As a reference, current FMLA rules state that an employee is eligible to use FMLA leave if the following conditions are met:

  • The employee has worked for the employer for at least 12 months;
  • The employee has at least 1,250 hours of service the employer during the 12 month period preceding the need for FMLA leave; and
  • The employee works at a location where the employer has at least 50 employees within a 75 mile radius.

Hours of Service

The DOL guidance states that employees who work remotely are eligible for FMLA leave on the same basis as employees who report to any other worksite to perform their job. The employer is required to keep accurate records of a remote employee’s compensable hours for FMLA eligibility purposes.
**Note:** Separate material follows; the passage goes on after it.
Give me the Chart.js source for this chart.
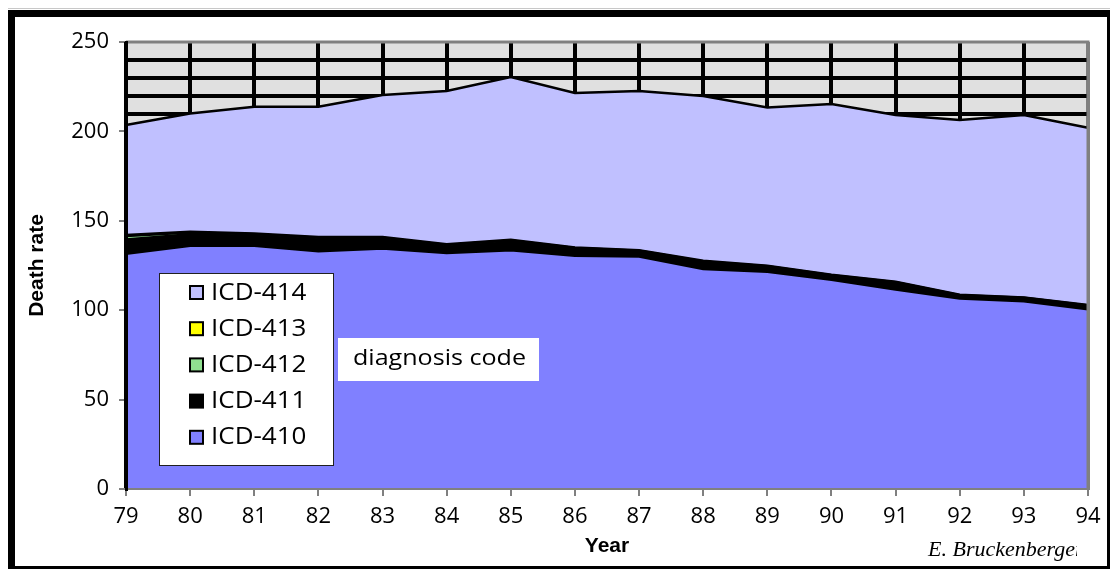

For remote or telework employees, the employee’s personal residence is not considered a worksite. Rather, the worksite for FMLA purposes is the office to which the employee reports or from which their assignments are made. If 50 employees are employed within 75 miles from the location to which the employee reports, the employee would meet the FMLA eligibility requirement. In addition, the 50 employee threshold is determined by counting all employees whose worksite is in that area, including employees who work remotely.

Key Takeaways

This guidance from the Department of Labor clarifies how employers should be applying FMLA rules for employees engaged in remote work. Employers would be well-served to review this guidance from the DOL to ensure their FMLA policies remain in compliance.

The information provided is a summary of laws and regulations relating to employee benefit plan compliance. This information should not be construed as legal advice. In all cases, employers should consult with their own legal counsel.